Running this workflow requires:

• A Unix-compatible operating system. macOS and Linux environments have been tested.
• Conda, for example from Miniforge.
• A LaTeX distribution, for example TeX Live.

All other requirements are managed using Conda.

Setup

1. Download the code.zip file from Zenodo, and extract it to a convenient location. If you will run the full analysis, this should have at least 25GiB of available storage. (To reproduce only the output stage, only around 10MiB are needed.)
2. Open a terminal in the llr_analysis_2024 directory that is created.
3. To set up an environment with the versions of Python and dependent libraries used for this analysis, run

   conda env create -f LLRAnalysis/environment.yml

   This will create an environment with the name llr_SP4. If this clashes with an environment already existing on your machine, you may add the -n YOUR_UNIQUE_ENVIRONMENT_NAME option to choose a different one. On Apple Mac computers with Apple silicon CPUs, you may need to also add the --platform osx-64 option, and have Rosetta installed.
4. Activate this environment:

   conda activate llr_SP4

   where if you changed the environment name in the previous step, you must replace llr_SP4 with your chosen name.
5. Install the LLRAnalysis library included with the code.zip package:

   pip install ./LLRAnalysis

   If any difficulties are encountered in installing the environment, further details may be found in the file LLRAnalysis/README.md.
6. Download the file info.zip from Zenodo, and extract it into the above directory. This will add CSVs to the data/ subdirectory, containing metadata about each of the runs, which are used by all parts of the analysis.
7. If you will re-run the full analysis end-to-end (requiring around 25 minutes on an 8-core Apple M1 Pro CPU), download the file raw_data.zip from Zenodo, and extract it into the above directory.

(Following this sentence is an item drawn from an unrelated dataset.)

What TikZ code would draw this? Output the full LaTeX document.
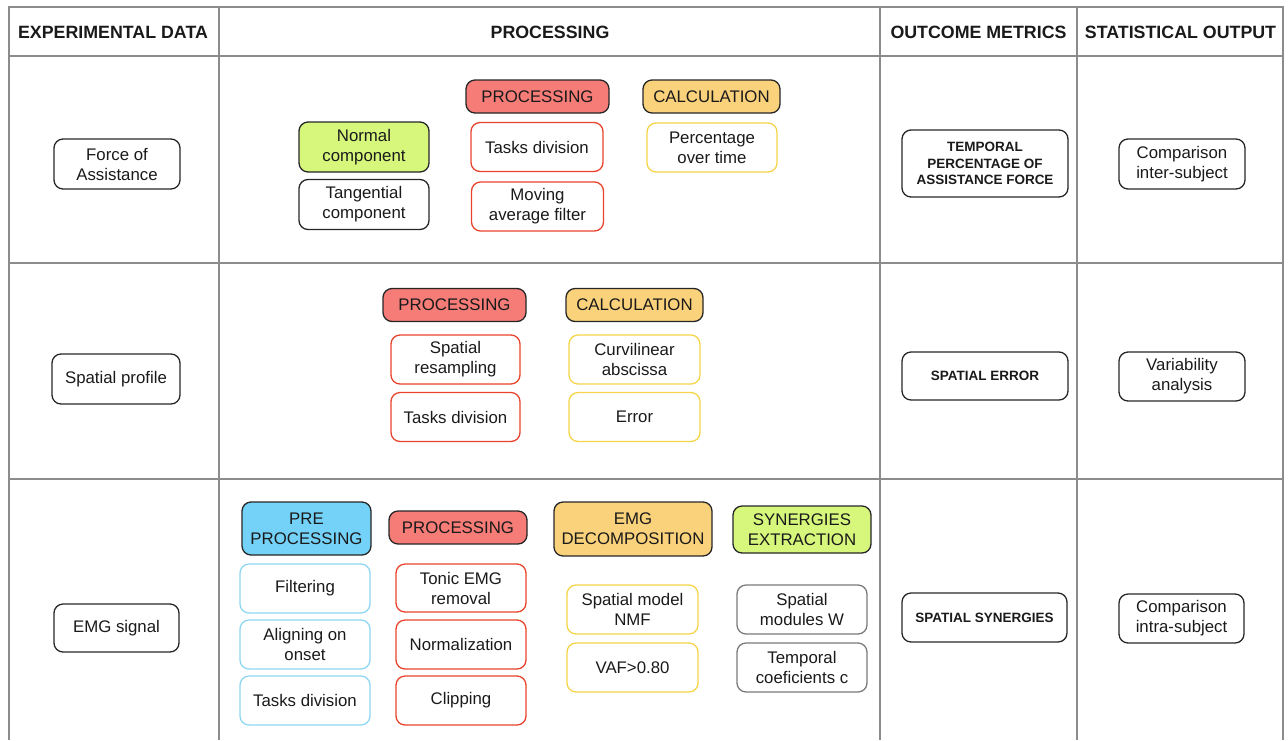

This will add CSVs containing data extracted from HiRep log files to the data/ subdirectory.
8. Otherwise, if you will re-run the presentation stage of the analysis (requiring less than a minute on an 8-core Apple M1 Pro CPU), using the pre-computed intermediary results, download the file output_data.zip from Zenodo, and extract it into the above directory. This will add CSVs output from the analysis into the data/ directory.

Running the analysis

1. Open a terminal to the llr_analysis_2024 directory created above
2. Activate the analysis environment

   conda activate llr_SP4

   If you chose a different name for the Conda environment above, replace llr_SP4 here with that name.
3. To run the analysis end-to-end, run

   bash run_analysis.sh

   This will run the following series of analysis scripts in turn:
   • preprocess_is.py: Carries out the initial analysis of the importance sampling data used in the subsequent preanalysis.
   • preanalysis.py: Carries out the initial analysis of the LLR data and creates the relevant CSV files. This will only run if the CSV files are missing.
   • CreateTables.py: Prints the results saved in the CSV, outputted directly in the form of Tables 3 and 4 of the paper, excluding the extrapolated results, placing them in the tables folder in observables_at_crit_coupling.tex and crit_coupling respectively.
   • InfiniteVolume.py This file creates the plots and results for the thermodynamic limit of the surface tension term, all critical coupling definitions, the peak of the specific heat and the plaquette jump, the peak of the Polyakov loop susceptibility, and the Binder cumulant. Creates Figs. 6, 12, 13, 14 and 15 of the paper, saving them in the Figures folder as Interface_Nslim_Nt4.pdf, Bc_Nslim_Nt4.pdf, DE2_Nslim_Nt4.pdf, Xlp_Nslim_Nt4.pdf and Bv_Nslim_Nt4.pdf respectively. Also outputs the extrapolated results and errors in Tables 3 and 4, and the reduced chi-squares of the infinite volume extrapolations.
   • free_energy.py Creates the plots relating to the micro-canonical thermodynamic potentials. Creates Figs. 1, 2, 4, 16, 17 and 18 of the paper, saving them in the Figures folder as an_En_Nt4.pdf, t_F_Nt4.pdf, PbE_Nt4.pdf, an_En_Nt5.pdf, PbE_Nt5.pdf and t_F_Nt5.pdf respectively.
   • double_Gaussian.py: Calculates the plaquette distribution at the critical point and fits a double Gaussian to it, and plots the results. Creates Fig. 5 of the paper, saving it in the Figures folder as plaq_DG_4x48.pdf.
   • plaquette_distribution.py Plots the plaquette distribution for a range of plaquette values and couplings. Creates the plots shown in Fig 3 of the paper and saves them as Pbup_420.pdf, Pbup_424.pdf, Pbup_428.pdf, Pbup_440.pdf and Pbup_448.pdf, in the Figures folder.
   • plot_observables.py: Plots the average plaquette, specific heat, binder cumulant, Polyakov loop, and Polyakov loop susceptibility for a selection of ensembles. Creates Figs. 7, 8, 9, 10, and 11 of the paper and saves them in the Figures folder as u_Nt4.pdf, lp_Nt4.pdf, Cu_Nt4.pdf, Xlp_Nt4.pdf and Bv_Nt4.pdf.
   • collate_csvs.py: Combines multiple individual per-ensemble CSV files into single cumulative CSV files for distribution. These are output in the data_products directory.
   • metadata_tables.py: Outputs tables describing the generated LLR ensembles, shown in Tables 1 and 2 of the paper, saving them in the tables folder in nt4_ensembles and nt5_ensembles respectively. Any of these individual analysis scripts may also be run via

   python scripts/<FILENAME>